The U.S. Senate on March 4 rejected a bid to require President Donald Trump to obtain congressional authorization before undertaking further military action against Iran, voting 47–53 against the measure. The outcome was widely anticipated: Republicans hold 53 of the chamber’s 100 seats and lined up to shield the president. Democrats lambasted the administration’s recent strikes on Iran as unlawful and lacking evidence of an imminent threat, while Republicans countered that past Democratic presidents had exercised similar authority and accused opponents of partisan obstruction.
The vote revives a perennial constitutional tension between the executive and legislative branches over who may take the nation to war. Under the Constitution, only Congress can declare war, and the 1973 War Powers Resolution was intended to restrain unilateral presidential uses of force by requiring notification to Congress within 48 hours and limiting unauthorized military engagements to 60 days (with a possible 30-day withdrawal period). In practice, however, presidents of both parties have frequently operated within or around those limits, citing national-security exigencies.

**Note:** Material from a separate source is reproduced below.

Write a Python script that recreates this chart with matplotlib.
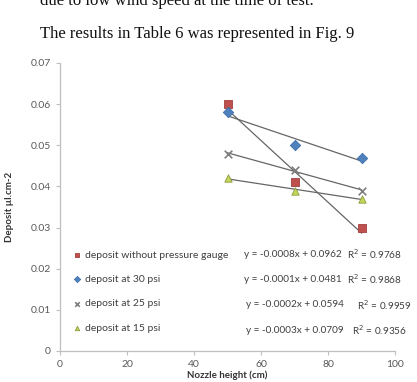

For Democratic backers of the bill, the episode is as much legal as it is political. Senator Tim Kaine and others argued the administration had not produced evidence that the United States faced an immediate attack from Iran, rendering the strikes and any follow-on operations outside the scope of the War Powers Resolution and therefore ‘‘illegal.’’ Republicans, by contrast, framed the vote as preserving the president’s ability to respond quickly to threats and underscored partisan symmetry with prior administrations’ conduct.
The vote also forecasts the fate of a companion measure in the House of Representatives. With Republicans also holding a majority there, the prospects for congressional constraint are slim. That reality underscores a practical limit of constitutional checks: when the White House and Congress are controlled by the same party, institutional guardrails intended to restrain executive action may be politically blunted even amid sharp public debate.
Beyond domestic politics, the decision carries implications for U.S. foreign policy and allied confidence. Unchecked presidential latitude to use force risks sudden escalations in the Middle East and complicates coördination with partners who expect consultation on kinetic operations. Congress retains other tools—funding restrictions, oversight hearings and subpoenas—but those remedies are slower and often less decisive than a clear, statutory rebuke of military action.
With courts historically reluctant to resolve many interbranch disputes over war powers, the result of this vote is likely to be political rather than judicial. Expect Democrats to press investigations, public messaging and possibly targeted appropriations riders as alternative pressure points. For now, however, the Senate outcome has preserved the president’s immediate freedom to pursue further military options against Iran without new congressional authorization, at least for the time being.